CDU-Generalsekretär Manuel Hagel zeigte sich am Dienstag verwundert über die uneinheitliche Haltung des Koalitionspartners. „Die Grünen geraten offenbar mehr und mehr außer Tritt“, sagte Hagel. „Was gilt denn nun? Wer hat bei den Grünen die Hosen an?“
Opposition und Verbände bewerten Eisenmanns Vorstoß unterschiedlich. Gökay Sofuoglu, Landesvorsitzender der Türkischen Gemeinde in Baden-Württemberg, warnt davor, ein solches Verbot zum Wahlkampfthema zu machen. „Ich bin gegen Vollverschleierung in Schulen und Ämtern. Sie hat mit dem Islam und Religion nichts zu tun. Die Frage ist jedoch, wie groß das Problem an den Schulen wirklich ist“, sagte Sofuoglu. „Mit einem Verbot wird man das Problem nicht lösen können. Es wird einige marginale Gruppen in ihrer Position nur bestärken.“Er plädiert daher für Prävention und Dialog.

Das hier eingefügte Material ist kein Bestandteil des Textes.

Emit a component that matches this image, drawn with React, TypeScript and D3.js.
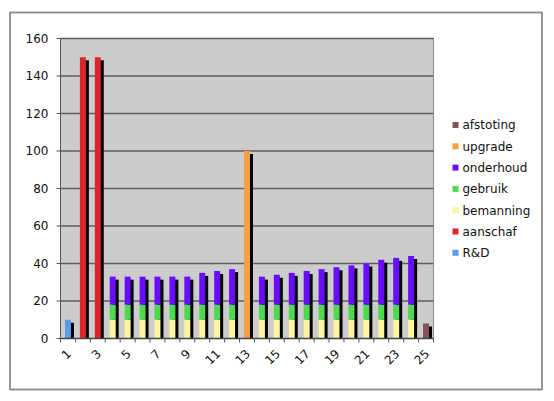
import React from "react";
import * as d3 from "d3";

const categories = Array.from({ length: 25 }, (_, i) => String(i + 1));
const seriesNames = ["R&D", "aanschaf", "bemanning", "gebruik", "onderhoud", "upgrade", "afstoting"];
const seriesColors = ["#5b9bea", "#e0242c", "#fff5a0", "#4ddb4d", "#6a0cff", "#f7a040", "#865258"];

const rd =        [10, 0, 0, 0, 0, 0, 0, 0, 0, 0, 0, 0, 0, 0, 0, 0, 0, 0, 0, 0, 0, 0, 0, 0, 0];
const aanschaf =  [0, 150, 150, 0, 0, 0, 0, 0, 0, 0, 0, 0, 0, 0, 0, 0, 0, 0, 0, 0, 0, 0, 0, 0, 0];
const bemanning = [0, 0, 0, 10, 10, 10, 10, 10, 10, 10, 10, 10, 0, 10, 10, 10, 10, 10, 10, 10, 10, 10, 10, 10, 0];
const gebruik =   [0, 0, 0, 8, 8, 8, 8, 8, 8, 8, 8, 8, 0, 8, 8, 8, 8, 8, 8, 8, 8, 8, 8, 8, 0];
const onderhoud = [0, 0, 0, 15, 15, 15, 15, 15, 15, 17, 18, 19, 0, 15, 16, 17, 18, 19, 20, 21, 22, 24, 25, 26, 0];
const upgrade =   [0, 0, 0, 0, 0, 0, 0, 0, 0, 0, 0, 0, 100, 0, 0, 0, 0, 0, 0, 0, 0, 0, 0, 0, 0];
const afstoting = [0, 0, 0, 0, 0, 0, 0, 0, 0, 0, 0, 0, 0, 0, 0, 0, 0, 0, 0, 0, 0, 0, 0, 0, 8];
const yTicks = [0, 20, 40, 60, 80, 100, 120, 140, 160];

const seriesValues = [rd, aanschaf, bemanning, gebruik, onderhoud, upgrade, afstoting];

export default function App() {
  const W = 554, H = 401;
  const plot = { left: 60.5, right: 433.5, top: 38.5, bottom: 338.5 };
  const font = "'DejaVu Sans', Verdana, sans-serif";

  const x = d3.scaleBand<string>()
    .domain(categories)
    .range([plot.left, plot.right])
    .paddingInner(0.6)
    .paddingOuter(0.3);
  const step = x.step();
  const y = d3.scaleLinear().domain([0, 160]).range([plot.bottom, plot.top]);

  const table = categories.map((c, i) => {
    const row: any = { cat: c };
    seriesNames.forEach((s, k) => (row[s] = seriesValues[k][i]));
    return row;
  });
  const stacked = d3.stack<any>().keys(seriesNames)(table);
  const totals = table.map((r) => seriesNames.reduce((a, s) => a + r[s], 0));

  const bounds = d3.range(categories.length + 1).map((i) => plot.left + i * step);

  return (
    <svg width={W} height={H} style={{ position: "absolute", left: 0, top: 0, background: "#fff" }}>
      <rect x={10} y={12.5} width={532} height={377} fill="#fff" stroke="#8a8a8a" strokeWidth={1.8} />
      <rect x={plot.left} y={plot.top} width={plot.right - plot.left} height={plot.bottom - plot.top}
        fill="#cccccc" stroke="#8a8a8a" strokeWidth={1} />
      {yTicks.map((t) => (
        <g key={t}>
          {t > 0 && (
            <line x1={plot.left} x2={plot.right} y1={y(t)} y2={y(t)} stroke="#5e5e5e" strokeWidth={1.4} />
          )}
          <line x1={plot.left - 4} x2={plot.left} y1={y(t)} y2={y(t)} stroke="#555" strokeWidth={1} />
          <text x={48.5} y={y(t)} dy="0.36em" textAnchor="end" fontFamily={font} fontSize={12} fill="#111">
            {t}
          </text>
        </g>
      ))}
      {categories.map((c, i) =>
        totals[i] > 0 ? (
          <rect key={"s" + c} x={(x(c) as number) + 3} y={y(totals[i]) + 3}
            width={x.bandwidth()} height={plot.bottom - y(totals[i]) - 3} fill="#000" />
        ) : null
      )}
      {stacked.map((layer, k) => (
        <g key={layer.key} fill={seriesColors[k]}>
          {layer.map((d, i) =>
            d[1] - d[0] > 0 ? (
              <rect key={i} x={x(categories[i]) as number} y={y(d[1])}
                width={x.bandwidth()} height={y(d[0]) - y(d[1])} />
            ) : null
          )}
        </g>
      ))}
      <line x1={plot.left} x2={plot.left} y1={plot.top} y2={plot.bottom} stroke="#555" strokeWidth={1} />
      <line x1={plot.left} x2={plot.right} y1={plot.bottom} y2={plot.bottom} stroke="#444" strokeWidth={1.4} />
      {bounds.map((b, i) => (
        <line key={i} x1={b} x2={b} y1={plot.bottom} y2={plot.bottom + 4} stroke="#555" strokeWidth={1} />
      ))}
      {categories.map((c, i) =>
        i % 2 === 0 ? (
          <text key={c} transform={`translate(${plot.left + (i + 0.5) * step + 4},${plot.bottom + 16}) rotate(-45)`}
            textAnchor="end" fontFamily={font} fontSize={12} fill="#111">
            {c}
          </text>
        ) : null
      )}
      {seriesNames.slice().reverse().map((s, j) => {
        const k = seriesNames.length - 1 - j;
        const cy = 125 + j * 21.3;
        return (
          <g key={s}>
            <rect x={452.5} y={cy - 3} width={6} height={6} fill={seriesColors[k]} />
            <text x={462.5} y={cy} dy="0.36em" fontFamily={font} fontSize={12} fill="#111">{s}</text>
          </g>
        );
      })}
    </svg>
  );
}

Der Lehrerverband Bildung und Erziehung begrüßt den Vorstoß, auch SPD und FDP unterstützen Eisenmann. Der bildungspolitische Sprecher der SPD-Landtagsfraktion, Stefan Fulst-Blei, sagte, man müsse zwischen Vollverschleierung und Kopftuch unterscheiden: „Wenn sich muslimische Schülerinnen zum Tragen des Kopftuchs entscheiden, ist das von der Religionsfreiheit gedeckt.“Der Landesverband der kommunalen Migrantenvertretungen befürwortet ein mögliches Verbot ebenfalls. „Religionsfreiheit, als ein Grundwert, kann kein Recht sein, das über allen anderen Rechten steht“, sagte der Vorsitzende Dejan Perc.